EXERCISE REQUIREMENTS
Begin with the first line and repeat exactly through the line containing "tr_rcdnet = [31.24, 31.42, 31.6, 31.8, 32.02]"; leave every image out.

RECORDED INFORMATION
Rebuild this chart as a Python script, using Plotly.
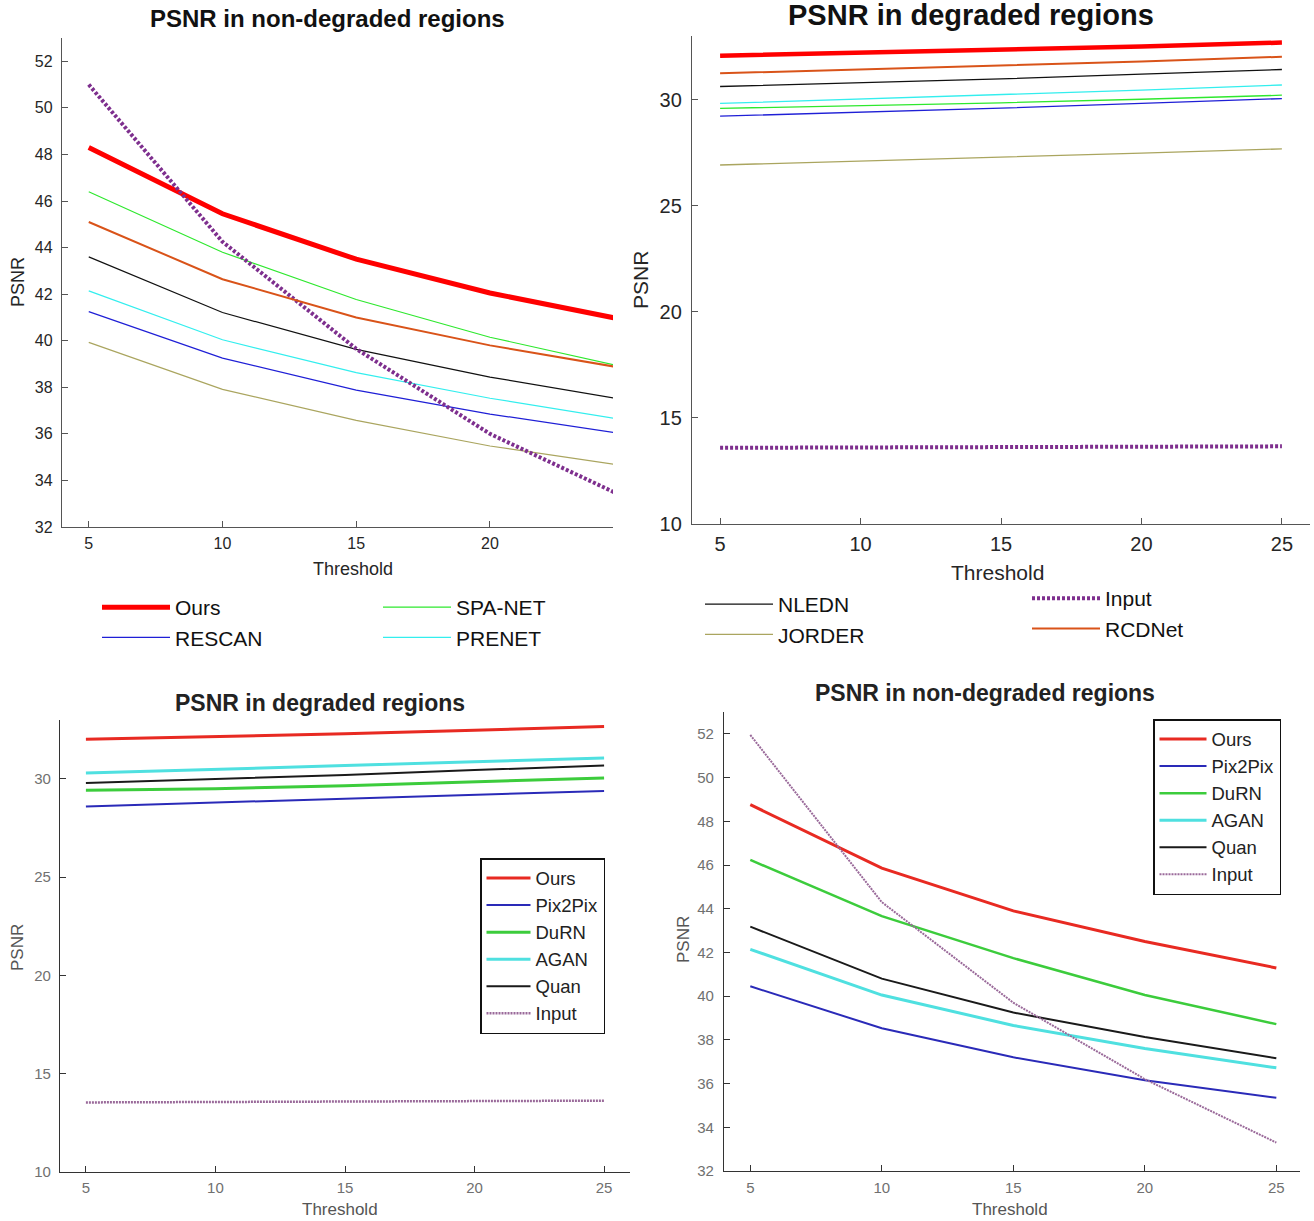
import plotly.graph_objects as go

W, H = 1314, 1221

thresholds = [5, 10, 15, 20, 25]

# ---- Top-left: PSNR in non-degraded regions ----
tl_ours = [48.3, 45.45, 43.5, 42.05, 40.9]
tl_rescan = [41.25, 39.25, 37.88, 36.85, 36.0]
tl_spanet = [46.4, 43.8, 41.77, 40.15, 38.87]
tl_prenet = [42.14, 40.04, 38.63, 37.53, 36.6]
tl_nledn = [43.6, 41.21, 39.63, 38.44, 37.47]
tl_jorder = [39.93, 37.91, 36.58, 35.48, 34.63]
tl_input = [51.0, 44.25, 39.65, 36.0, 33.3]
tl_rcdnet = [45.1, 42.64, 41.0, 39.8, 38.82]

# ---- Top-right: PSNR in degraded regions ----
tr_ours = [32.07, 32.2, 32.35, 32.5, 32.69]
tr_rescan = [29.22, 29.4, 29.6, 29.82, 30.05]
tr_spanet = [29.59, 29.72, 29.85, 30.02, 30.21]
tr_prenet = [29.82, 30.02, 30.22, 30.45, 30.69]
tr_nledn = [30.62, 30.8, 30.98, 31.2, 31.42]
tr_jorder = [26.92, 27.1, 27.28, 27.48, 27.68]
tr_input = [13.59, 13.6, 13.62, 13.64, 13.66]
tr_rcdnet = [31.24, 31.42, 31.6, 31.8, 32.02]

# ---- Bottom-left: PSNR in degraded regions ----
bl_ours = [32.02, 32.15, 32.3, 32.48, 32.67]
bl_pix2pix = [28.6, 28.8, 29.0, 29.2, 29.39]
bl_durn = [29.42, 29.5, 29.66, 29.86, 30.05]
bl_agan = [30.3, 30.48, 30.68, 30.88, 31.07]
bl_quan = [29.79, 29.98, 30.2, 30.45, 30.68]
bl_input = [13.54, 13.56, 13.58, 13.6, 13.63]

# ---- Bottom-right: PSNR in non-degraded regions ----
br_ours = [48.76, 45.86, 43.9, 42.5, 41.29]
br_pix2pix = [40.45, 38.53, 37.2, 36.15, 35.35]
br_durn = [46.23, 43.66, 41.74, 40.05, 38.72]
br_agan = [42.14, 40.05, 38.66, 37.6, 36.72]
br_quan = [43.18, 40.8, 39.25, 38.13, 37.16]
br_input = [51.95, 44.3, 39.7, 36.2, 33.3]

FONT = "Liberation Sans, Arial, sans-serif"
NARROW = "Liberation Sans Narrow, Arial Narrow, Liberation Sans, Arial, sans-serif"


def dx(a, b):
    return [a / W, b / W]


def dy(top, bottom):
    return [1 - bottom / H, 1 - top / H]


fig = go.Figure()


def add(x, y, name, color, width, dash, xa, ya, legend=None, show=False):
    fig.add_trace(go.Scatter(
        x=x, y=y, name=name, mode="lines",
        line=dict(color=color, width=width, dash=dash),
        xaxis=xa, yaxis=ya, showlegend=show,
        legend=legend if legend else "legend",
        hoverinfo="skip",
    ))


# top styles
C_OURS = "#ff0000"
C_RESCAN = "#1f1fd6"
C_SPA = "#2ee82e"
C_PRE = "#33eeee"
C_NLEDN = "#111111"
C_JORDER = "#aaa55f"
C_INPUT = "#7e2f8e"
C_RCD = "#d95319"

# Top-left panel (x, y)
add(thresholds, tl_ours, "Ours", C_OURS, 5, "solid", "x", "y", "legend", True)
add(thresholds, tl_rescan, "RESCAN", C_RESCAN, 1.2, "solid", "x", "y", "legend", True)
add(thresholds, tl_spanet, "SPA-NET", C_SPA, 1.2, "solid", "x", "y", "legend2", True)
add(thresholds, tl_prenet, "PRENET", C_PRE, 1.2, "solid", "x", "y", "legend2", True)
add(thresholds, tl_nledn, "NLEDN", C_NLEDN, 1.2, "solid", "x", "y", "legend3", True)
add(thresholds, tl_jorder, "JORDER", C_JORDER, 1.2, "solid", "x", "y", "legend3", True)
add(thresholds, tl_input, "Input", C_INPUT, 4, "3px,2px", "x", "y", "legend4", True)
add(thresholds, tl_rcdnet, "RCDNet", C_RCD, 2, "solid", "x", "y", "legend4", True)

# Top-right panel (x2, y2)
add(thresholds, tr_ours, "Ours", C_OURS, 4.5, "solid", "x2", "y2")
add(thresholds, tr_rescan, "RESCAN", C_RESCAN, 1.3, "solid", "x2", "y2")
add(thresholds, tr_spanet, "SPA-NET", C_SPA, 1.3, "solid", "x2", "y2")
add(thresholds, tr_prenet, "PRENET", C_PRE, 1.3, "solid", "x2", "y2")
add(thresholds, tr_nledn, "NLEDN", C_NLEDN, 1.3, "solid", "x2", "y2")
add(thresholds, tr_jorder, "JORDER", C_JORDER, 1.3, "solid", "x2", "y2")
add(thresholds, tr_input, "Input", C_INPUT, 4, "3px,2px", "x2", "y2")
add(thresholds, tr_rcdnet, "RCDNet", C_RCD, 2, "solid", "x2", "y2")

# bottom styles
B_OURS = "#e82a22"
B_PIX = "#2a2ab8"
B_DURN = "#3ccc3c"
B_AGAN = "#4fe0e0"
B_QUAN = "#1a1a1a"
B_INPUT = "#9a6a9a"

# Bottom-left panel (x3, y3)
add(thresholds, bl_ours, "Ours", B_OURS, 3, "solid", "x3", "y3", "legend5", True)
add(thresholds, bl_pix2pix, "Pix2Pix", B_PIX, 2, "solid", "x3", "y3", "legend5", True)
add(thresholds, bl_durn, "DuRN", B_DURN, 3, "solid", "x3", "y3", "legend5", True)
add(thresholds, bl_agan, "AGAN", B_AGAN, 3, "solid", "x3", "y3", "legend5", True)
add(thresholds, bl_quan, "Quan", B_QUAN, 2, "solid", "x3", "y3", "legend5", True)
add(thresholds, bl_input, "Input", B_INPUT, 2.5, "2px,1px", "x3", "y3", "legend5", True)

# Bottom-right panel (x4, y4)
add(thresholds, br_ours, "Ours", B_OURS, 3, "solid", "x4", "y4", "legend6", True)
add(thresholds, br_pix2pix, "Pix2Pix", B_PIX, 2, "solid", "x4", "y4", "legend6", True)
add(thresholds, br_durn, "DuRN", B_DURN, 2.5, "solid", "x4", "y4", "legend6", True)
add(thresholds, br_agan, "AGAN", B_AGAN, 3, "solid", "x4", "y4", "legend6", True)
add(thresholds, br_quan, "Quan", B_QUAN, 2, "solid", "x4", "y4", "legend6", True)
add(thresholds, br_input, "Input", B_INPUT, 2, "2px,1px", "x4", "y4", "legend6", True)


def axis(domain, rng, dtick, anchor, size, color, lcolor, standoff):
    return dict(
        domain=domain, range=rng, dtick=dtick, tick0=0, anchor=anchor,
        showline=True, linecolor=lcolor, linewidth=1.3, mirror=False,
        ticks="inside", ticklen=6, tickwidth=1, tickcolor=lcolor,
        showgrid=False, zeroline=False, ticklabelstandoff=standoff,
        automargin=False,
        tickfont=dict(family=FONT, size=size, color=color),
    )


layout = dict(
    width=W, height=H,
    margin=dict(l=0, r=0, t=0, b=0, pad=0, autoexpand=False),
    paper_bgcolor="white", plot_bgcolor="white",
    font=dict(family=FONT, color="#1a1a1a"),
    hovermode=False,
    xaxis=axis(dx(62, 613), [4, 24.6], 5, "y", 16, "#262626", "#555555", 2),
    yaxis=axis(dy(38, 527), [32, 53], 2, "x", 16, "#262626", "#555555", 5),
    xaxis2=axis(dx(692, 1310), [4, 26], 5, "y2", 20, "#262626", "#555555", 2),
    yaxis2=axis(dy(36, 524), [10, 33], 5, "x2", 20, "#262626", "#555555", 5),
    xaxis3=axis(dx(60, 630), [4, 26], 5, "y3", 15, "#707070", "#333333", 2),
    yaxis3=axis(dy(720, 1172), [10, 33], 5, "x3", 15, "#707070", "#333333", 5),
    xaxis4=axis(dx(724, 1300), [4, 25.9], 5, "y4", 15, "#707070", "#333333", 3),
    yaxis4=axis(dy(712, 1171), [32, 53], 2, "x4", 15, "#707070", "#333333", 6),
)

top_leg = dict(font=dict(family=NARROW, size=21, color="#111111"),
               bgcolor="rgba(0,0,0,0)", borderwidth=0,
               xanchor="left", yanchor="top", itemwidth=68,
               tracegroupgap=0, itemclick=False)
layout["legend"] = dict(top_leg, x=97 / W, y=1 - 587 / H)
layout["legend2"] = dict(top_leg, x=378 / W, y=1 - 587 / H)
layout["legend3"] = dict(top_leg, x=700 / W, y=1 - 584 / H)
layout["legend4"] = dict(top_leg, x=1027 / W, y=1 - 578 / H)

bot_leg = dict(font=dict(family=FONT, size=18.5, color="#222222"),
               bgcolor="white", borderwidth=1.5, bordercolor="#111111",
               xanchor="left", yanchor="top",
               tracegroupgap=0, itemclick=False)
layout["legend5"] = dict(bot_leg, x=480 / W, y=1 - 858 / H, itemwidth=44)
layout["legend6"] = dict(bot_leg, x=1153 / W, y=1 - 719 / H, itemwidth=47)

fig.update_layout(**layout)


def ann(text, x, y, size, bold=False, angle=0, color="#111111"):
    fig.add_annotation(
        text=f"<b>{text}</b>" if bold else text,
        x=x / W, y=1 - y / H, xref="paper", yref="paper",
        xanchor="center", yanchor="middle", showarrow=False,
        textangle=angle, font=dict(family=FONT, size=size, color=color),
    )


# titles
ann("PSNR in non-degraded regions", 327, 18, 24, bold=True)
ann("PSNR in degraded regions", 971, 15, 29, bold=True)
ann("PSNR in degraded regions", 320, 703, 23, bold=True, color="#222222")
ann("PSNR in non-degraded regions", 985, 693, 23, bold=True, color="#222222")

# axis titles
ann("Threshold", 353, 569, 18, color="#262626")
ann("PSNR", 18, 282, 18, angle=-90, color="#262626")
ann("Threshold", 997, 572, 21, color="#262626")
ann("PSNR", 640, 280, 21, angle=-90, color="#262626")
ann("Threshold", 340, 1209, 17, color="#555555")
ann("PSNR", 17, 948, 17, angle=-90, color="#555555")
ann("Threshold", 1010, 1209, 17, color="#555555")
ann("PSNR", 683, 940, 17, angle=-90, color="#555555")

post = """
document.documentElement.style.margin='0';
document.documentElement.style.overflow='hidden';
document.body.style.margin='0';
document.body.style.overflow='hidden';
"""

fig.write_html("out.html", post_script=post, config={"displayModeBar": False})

THE REPLY
Rebuild this chart as a Python script, using Plotly.
import plotly.graph_objects as go

W, H = 1314, 1221

thresholds = [5, 10, 15, 20, 25]

# ---- Top-left: PSNR in non-degraded regions ----
tl_ours = [48.3, 45.45, 43.5, 42.05, 40.9]
tl_rescan = [41.25, 39.25, 37.88, 36.85, 36.0]
tl_spanet = [46.4, 43.8, 41.77, 40.15, 38.87]
tl_prenet = [42.14, 40.04, 38.63, 37.53, 36.6]
tl_nledn = [43.6, 41.21, 39.63, 38.44, 37.47]
tl_jorder = [39.93, 37.91, 36.58, 35.48, 34.63]
tl_input = [51.0, 44.25, 39.65, 36.0, 33.3]
tl_rcdnet = [45.1, 42.64, 41.0, 39.8, 38.82]

# ---- Top-right: PSNR in degraded regions ----
tr_ours = [32.07, 32.2, 32.35, 32.5, 32.69]
tr_rescan = [29.22, 29.4, 29.6, 29.82, 30.05]
tr_spanet = [29.59, 29.72, 29.85, 30.02, 30.21]
tr_prenet = [29.82, 30.02, 30.22, 30.45, 30.69]
tr_nledn = [30.62, 30.8, 30.98, 31.2, 31.42]
tr_jorder = [26.92, 27.1, 27.28, 27.48, 27.68]
tr_input = [13.59, 13.6, 13.62, 13.64, 13.66]
tr_rcdnet = [31.24, 31.42, 31.6, 31.8, 32.02]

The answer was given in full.